In practice, not every component will run at the edge. For example, dashboarding may be served centrally. To accelerate the dashboard’s queries, there may be centralized caches. To bridge the gap in ease of management between the centralized and edge models, there will be a centralized control plane that delivers configuration to the agents. Overall, real world observability and automation systems will blend both models to optimally serve the needs of ops teams.
Schedule a demo to see how edge operations can benefit your business
Historically, there’s been widespread disdain for agent-based architectures stemming from three primary factors. First, operators dislike incurring increased cost due to excess usage of system resources by heavy agents. Second, doing the work to guarantee agents were installed to run on each vm introduces management complexity. Third, there’s an inherent need for increased security review scrutiny when software runs locally.
But new cloud native systems are adopting agent-based architectures because the historical challenges can be solved through engineering. Effort can be expended to leverage low-level, compiled languages in developing agents. This allows agents to process tens of thousands of metrics per second, hundreds of monitors, and take remediating action—all for fractions of a modern cpu and less than 200MB of RAM. Furthermore, modern tensor processing frameworks have been developed enabling low cost computation over high volume, dense data.
For example, Helios, the observability system built by Microsoft to observe and manage Azure, leverages a hierarchical architecture where edge based agents initially ingest and process data. Their edge-based agents can leverage the “computation slack” present on their fleet of machines to reduce waste. According to Microsoft engineers, the architecture “yields many additional advantages, e.g., reducing network, computation, and storage requirements.”

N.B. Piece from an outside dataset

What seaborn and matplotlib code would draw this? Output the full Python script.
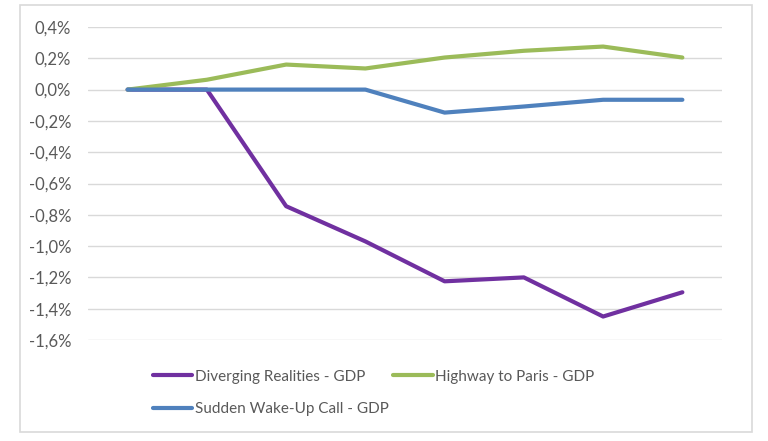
import pandas as pd
import matplotlib
matplotlib.use("Agg")
import matplotlib.pyplot as plt
import seaborn as sns
from matplotlib.patches import Rectangle
from matplotlib.ticker import FuncFormatter

# Values (GDP deviation, %)
periods = [0, 1, 2, 3, 4, 5, 6, 7]
diverging = [0.0, 0.0, -0.745, -0.97, -1.225, -1.20, -1.45, -1.295]
highway = [0.0, 0.063, 0.16, 0.135, 0.205, 0.248, 0.275, 0.205]
sudden = [0.0, 0.0, 0.0, 0.0, -0.147, -0.108, -0.065, -0.065]

series_names = ["Diverging Realities - GDP", "Highway to Paris - GDP", "Sudden Wake-Up Call - GDP"]
colors = ["#7030A0", "#9BBB59", "#4F81BD"]

df = pd.concat([
    pd.DataFrame({"period": periods, "value": vals, "scenario": name})
    for name, vals in zip(series_names, [diverging, highway, sudden])
])

sns.set_theme(style="white")
plt.rcParams["font.family"] = ["Lato", "DejaVu Sans"]

fig = plt.figure(figsize=(7.68, 4.41), dpi=100)
ax = fig.add_axes([88 / 768, 1 - 340 / 441, (722 - 88) / 768, (340 - 27) / 441])

# outer chart border like the Excel chart area
fig.patches.append(Rectangle((20 / 768, 1 - 432 / 441), 732 / 768, 427 / 441,
                             transform=fig.transFigure, fill=False,
                             edgecolor="#D9D9D9", linewidth=1.2))

sns.lineplot(data=df, x="period", y="value", hue="scenario", palette=colors,
             linewidth=3, ax=ax, legend=False, zorder=3)

ax.set_xlim(-0.5, 7.5)
ax.set_ylim(-1.6, 0.4)
ax.set_yticks([0.4, 0.2, 0.0, -0.2, -0.4, -0.6, -0.8, -1.0, -1.2, -1.4, -1.6])
ax.yaxis.set_major_formatter(FuncFormatter(lambda v, p: f"{v:.1f}%".replace(".", ",")))
ax.set_xticks([])
ax.set_xlabel("")
ax.set_ylabel("")
ax.grid(axis="y", color="#D9D9D9", linewidth=1)
for s in ax.spines.values():
    s.set_visible(False)
ax.tick_params(axis="y", labelsize=12, labelcolor="#595959", length=0, pad=12)

# legend fills column-wise, so order gives rows: Diverging | Highway / Sudden
handles = {n: plt.Line2D([], [], color=c, linewidth=3) for n, c in zip(series_names, colors)}
order = [series_names[0], series_names[2], series_names[1]]
fig.legend([handles[n] for n in order], order, loc="upper left",
           bbox_to_anchor=(139 / 768, 1 - 356 / 441),
           ncol=2, frameon=False, fontsize=11, labelcolor="#595959",
           handlelength=2.6, handletextpad=0.15, columnspacing=0.3, labelspacing=1.2)

fig.savefig("out.png", dpi=100)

Another example is Kubernetes itself. The project has radically simplified deploying and updating agents in the datacenter with the DaemonSet resource—a single change to yaml can now apply changes to the agent across the cluster. In practice, Kubernetes runs a kubelet agent on each node that it administers. The kubelet is responsible for low latency administration of all the containers running locally along with periodically syncing state with the control plane.